Steve Lacy was the first, after Sydney Bechet, to devote himself solely to the soprano saxophone. Through its flexibility, richness of tone and swing, he gave the instrument a new lease of life and inspired John Coltrane to start playing it.
Steven Norman Lackritz was born in 1934 in New York. As a teenager, he photographed musicians to sell their portraits at concerts. It was on this occasion that he met the man who introduced him to jazz: musician and conductor Cecil Scott.
In the early 1950s, he became a professional musician, playing clarinet and saxophone in clubs, while studying at the Schilliger House of Music in Boston and then at the Manhattan School of Music. His meeting with pianist Cecil Taylor in 1953 truly launched his career. Taylor introduced him to the music of Thelonious Monk, who would be his main source of inspiration and whom he would play throughout his life.
He quickly specialized in the soprano saxophone and became its major figure.
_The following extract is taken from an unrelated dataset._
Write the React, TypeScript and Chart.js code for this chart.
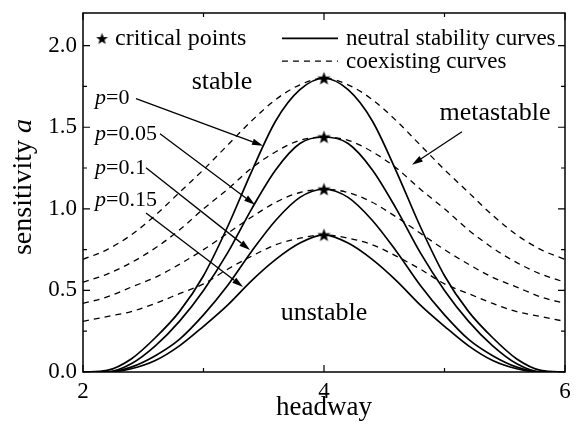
import React, { useEffect, useRef } from "react";
import { Chart, registerables } from "chart.js";

Chart.register(...registerables);

// ---------- data ----------
const headway = [2.0, 2.2, 2.4, 2.6, 2.8, 3.0, 3.2, 3.4, 3.6, 3.8, 4.0, 4.2, 4.4, 4.6, 4.8, 5.0, 5.2, 5.4, 5.6, 5.8, 6.0];

// neutral stability curves (solid)
const neutralP0 = [0, 0.01, 0.08, 0.21, 0.37, 0.59, 0.89, 1.23, 1.54, 1.73, 1.8, 1.73, 1.54, 1.23, 0.89, 0.59, 0.37, 0.21, 0.08, 0.01, 0];
const neutralP005 = [0, 0, 0.05, 0.16, 0.31, 0.5, 0.73, 1.0, 1.24, 1.4, 1.44, 1.4, 1.24, 1.0, 0.73, 0.5, 0.31, 0.16, 0.05, 0, 0];
const neutralP01 = [0, 0, 0.03, 0.1, 0.2, 0.35, 0.53, 0.74, 0.93, 1.07, 1.12, 1.07, 0.93, 0.74, 0.53, 0.35, 0.2, 0.1, 0.03, 0, 0];
const neutralP015 = [0, 0, 0.02, 0.07, 0.16, 0.28, 0.41, 0.56, 0.69, 0.79, 0.84, 0.79, 0.69, 0.56, 0.41, 0.28, 0.16, 0.07, 0.02, 0, 0];

// coexisting curves (dashed)
const coexistP0 = [0.69, 0.75, 0.84, 0.96, 1.1, 1.24, 1.39, 1.54, 1.67, 1.76, 1.8, 1.76, 1.67, 1.54, 1.39, 1.24, 1.1, 0.96, 0.84, 0.75, 0.69];
const coexistP005 = [0.55, 0.6, 0.67, 0.76, 0.87, 1.0, 1.12, 1.25, 1.35, 1.42, 1.44, 1.42, 1.35, 1.25, 1.12, 1.0, 0.87, 0.76, 0.67, 0.6, 0.55];
const coexistP01 = [0.42, 0.46, 0.52, 0.58, 0.66, 0.75, 0.85, 0.95, 1.04, 1.1, 1.12, 1.1, 1.04, 0.95, 0.85, 0.75, 0.66, 0.58, 0.52, 0.46, 0.42];
const coexistP015 = [0.31, 0.34, 0.37, 0.42, 0.48, 0.54, 0.63, 0.71, 0.78, 0.82, 0.84, 0.82, 0.78, 0.71, 0.63, 0.54, 0.48, 0.42, 0.37, 0.34, 0.31];

// critical points (stars)
const criticalH = [4, 4, 4, 4];
const criticalA = [1.8, 1.44, 1.12, 0.84];

// axis ticks
const xMajorTicks = [2, 4, 6];
const xMinorTicks = [3, 5];
const yMajorTicks = [0, 0.5, 1.0, 1.5, 2.0];
const yMinorTicks = [0.25, 0.75, 1.25, 1.75];
const yTickLabels = ["0.0", "0.5", "1.0", "1.5", "2.0"];
const xTickLabels = ["2", "4", "6"];

// p labels
const pLabels = ["0", "0.05", "0.1", "0.15"];

const FONT = "'Liberation Serif', 'Times New Roman', serif";

function makeStar(size: number, outer: number, inner: number) {
  const c = document.createElement("canvas");
  c.width = size;
  c.height = size;
  const g = c.getContext("2d")!;
  const cx = size / 2, cy = size / 2 + 0.5;
  g.beginPath();
  for (let i = 0; i < 10; i++) {
    const r = i % 2 === 0 ? outer : inner;
    const ang = -Math.PI / 2 + (i * Math.PI) / 5;
    const px = cx + r * Math.cos(ang);
    const py = cy + r * Math.sin(ang);
    if (i === 0) g.moveTo(px, py);
    else g.lineTo(px, py);
  }
  g.closePath();
  g.fillStyle = "#000";
  g.fill();
  return c;
}

function drawRich(ctx: CanvasRenderingContext2D, parts: [string, boolean][], x: number, y: number, size: number) {
  let cx = x;
  ctx.textBaseline = "middle";
  ctx.textAlign = "left";
  for (const [t, it] of parts) {
    ctx.font = `${it ? "italic " : ""}${size}px ${FONT}`;
    ctx.fillText(t, cx, y);
    cx += ctx.measureText(t).width;
  }
}

function arrow(ctx: CanvasRenderingContext2D, x1: number, y1: number, x2: number, y2: number) {
  const ang = Math.atan2(y2 - y1, x2 - x1);
  const len = 11, hw = 3.2;
  const bx = x2 - len * Math.cos(ang), by = y2 - len * Math.sin(ang);
  ctx.beginPath();
  ctx.moveTo(x1, y1);
  ctx.lineTo(bx, by);
  ctx.lineWidth = 1.3;
  ctx.stroke();
  ctx.beginPath();
  ctx.moveTo(x2, y2);
  ctx.lineTo(bx + hw * Math.sin(ang), by - hw * Math.cos(ang));
  ctx.lineTo(bx - hw * Math.sin(ang), by + hw * Math.cos(ang));
  ctx.closePath();
  ctx.fill();
}

export default function App() {
  const ref = useRef<HTMLCanvasElement>(null);

  useEffect(() => {
    const canvas = ref.current!;
    const star = makeStar(15, 7, 2.9);
    const legendStar = makeStar(13, 6.2, 2.6);

    const pts = (ys: number[]) => headway.map((h, i) => ({ x: h, y: ys[i] }));
    const solid = (ys: number[]) => ({
      type: "line" as const,
      data: pts(ys),
      borderColor: "#000",
      borderWidth: 1.7,
      pointRadius: 0,
      cubicInterpolationMode: "monotone" as const,
      fill: false,
    });
    const dashed = (ys: number[]) => ({
      type: "line" as const,
      data: pts(ys),
      borderColor: "#000",
      borderWidth: 1.3,
      borderDash: [6, 5],
      pointRadius: 0,
      cubicInterpolationMode: "monotone" as const,
      fill: false,
    });

    const annot = {
      id: "annot",
      afterDraw(chart: any) {
        const ctx: CanvasRenderingContext2D = chart.ctx;
        const xs = chart.scales.x, ys = chart.scales.y;
        const X = (v: number) => xs.getPixelForValue(v);
        const Y = (v: number) => ys.getPixelForValue(v);
        const { left, right, top, bottom } = chart.chartArea;
        ctx.save();
        ctx.strokeStyle = "#000";
        ctx.fillStyle = "#000";
        // frame
        ctx.lineWidth = 1.5;
        ctx.strokeRect(left, top, right - left, bottom - top);
        // ticks (inward, all four sides)
        ctx.lineWidth = 1.2;
        ctx.beginPath();
        const tx = (v: number, l: number) => {
          const p = X(v);
          ctx.moveTo(p, bottom); ctx.lineTo(p, bottom - l);
          ctx.moveTo(p, top); ctx.lineTo(p, top + l);
        };
        const ty = (v: number, l: number) => {
          const p = Y(v);
          ctx.moveTo(left, p); ctx.lineTo(left + l, p);
          ctx.moveTo(right, p); ctx.lineTo(right - l, p);
        };
        xMajorTicks.forEach((v) => tx(v, 7));
        xMinorTicks.forEach((v) => tx(v, 4));
        yMajorTicks.forEach((v) => ty(v, 7));
        yMinorTicks.forEach((v) => ty(v, 4));
        ctx.stroke();

        // tick labels
        ctx.font = `23px ${FONT}`;
        ctx.textAlign = "right";
        ctx.textBaseline = "middle";
        yMajorTicks.forEach((v, i) => ctx.fillText(yTickLabels[i], left - 6, Y(v)));
        ctx.textAlign = "center";
        ctx.textBaseline = "top";
        xMajorTicks.forEach((v, i) => ctx.fillText(xTickLabels[i], X(v), bottom + 8));

        // axis titles
        ctx.textAlign = "center";
        ctx.textBaseline = "middle";
        ctx.font = `27px ${FONT}`;
        ctx.fillText("headway", (left + right) / 2, 408);
        ctx.save();
        ctx.translate(24, 187);
        ctx.rotate(-Math.PI / 2);
        ctx.font = `28px ${FONT}`;
        const w1 = ctx.measureText("sensitivity ").width;
        ctx.font = `italic 28px ${FONT}`;
        const w2 = ctx.measureText("a").width;
        drawRich(ctx, [["sensitivity ", false], ["a", true]], -(w1 + w2) / 2, 0, 28);
        ctx.restore();

        // legend
        ctx.drawImage(legendStar, X(2.158) - 6.5, Y(2.04) - 7);
        drawRich(ctx, [["critical points", false]], X(2.266), Y(2.04), 24);
        ctx.lineWidth = 1.7;
        ctx.setLineDash([]);
        ctx.beginPath();
        ctx.moveTo(X(3.651), Y(2.045));
        ctx.lineTo(X(4.116), Y(2.045));
        ctx.stroke();
        ctx.lineWidth = 1.3;
        ctx.setLineDash([6, 5]);
        ctx.beginPath();
        ctx.moveTo(X(3.651), Y(1.905));
        ctx.lineTo(X(4.116), Y(1.905));
        ctx.stroke();
        ctx.setLineDash([]);
        drawRich(ctx, [["neutral stability curves", false]], X(4.183), Y(2.04), 23);
        drawRich(ctx, [["coexisting curves", false]], X(4.183), Y(1.9), 23);

        // region labels
        ctx.textAlign = "center";
        ctx.textBaseline = "middle";
        ctx.font = `26px ${FONT}`;
        ctx.fillText("stable", X(3.154), Y(1.779));
        ctx.fillText("metastable", X(5.419), Y(1.589));
        ctx.fillText("unstable", X(4.0), Y(0.362));

        // p labels
        const pLabelA = [1.675, 1.46, 1.25, 1.05];
        pLabels.forEach((t, i) => {
          drawRich(ctx, [["p", true], ["=" + t, false]], X(2.1), Y(pLabelA[i]), 22);
        });

        // arrows
        const arrows: number[][] = [
          [2.44, 1.675, 3.494, 1.387],
          [2.639, 1.46, 3.427, 1.025],
          [2.523, 1.252, 3.386, 0.748],
          [2.523, 0.975, 3.328, 0.521],
          [5.145, 1.472, 4.73, 1.27],
        ];
        arrows.forEach(([a, b, c, d]) => arrow(ctx, X(a), Y(b), X(c), Y(d)));
        ctx.restore();
      },
    };

    const chart = new Chart(canvas, {
      type: "line",
      data: {
        datasets: [
          solid(neutralP0),
          solid(neutralP005),
          solid(neutralP01),
          solid(neutralP015),
          dashed(coexistP0),
          dashed(coexistP005),
          dashed(coexistP01),
          dashed(coexistP015),
          {
            type: "scatter" as const,
            data: criticalH.map((h, i) => ({ x: h, y: criticalA[i] })),
            pointStyle: star as any,
            pointRadius: 7,
            borderColor: "#000",
            backgroundColor: "#000",
          } as any,
        ],
      },
      options: {
        responsive: false,
        animation: false,
        layout: { padding: { top: 13, right: 12, left: 0, bottom: 0 } },
        plugins: { legend: { display: false }, tooltip: { enabled: false } },
        scales: {
          x: {
            type: "linear",
            min: 2,
            max: 6,
            grid: { display: false, drawTicks: false },
            border: { display: false },
            ticks: { display: false, stepSize: 1 },
            afterFit: (s: any) => {
              s.height = 59;
            },
          },
          y: {
            type: "linear",
            min: 0,
            max: 2.2,
            grid: { display: false, drawTicks: false },
            border: { display: false },
            ticks: { display: false, stepSize: 0.5 },
            afterFit: (s: any) => {
              s.width = 83;
            },
          },
        },
      },
      plugins: [annot],
    } as any);

    return () => chart.destroy();
  }, []);

  return (
    <div style={{ position: "absolute", left: 0, top: 0, width: 577, height: 431, background: "#fff" }}>
      <canvas ref={ref} width={577} height={431} />
    </div>
  );
}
While he is Cecil Taylor's main partner, he also plays with Roswell Bud, Gil Evans, and Thelonious Monk, his mentor.
In the 1960s, after having participated in the rise of free jazz with Ornette Coleman, he moved to Europe and became one of its main representatives. A musician considered as a soloist, he plays and records a lot in solo (his own compositions and those of Monk), but also in duo or with his band.
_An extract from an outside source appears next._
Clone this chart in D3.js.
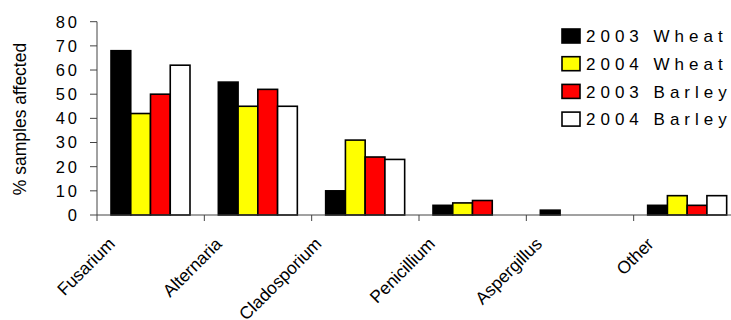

Steve Lacy died in 2004 in Boston. He had returned to the United States three years earlier to teach at the New England Conservatory. A leading figure in free jazz and soprano saxophone, he was a source of inspiration for many saxophonists, including John Coltrane. He played for a long time on a Mark VI before opting for Series III.
The blues is the carcass, the flesh and blood of my music.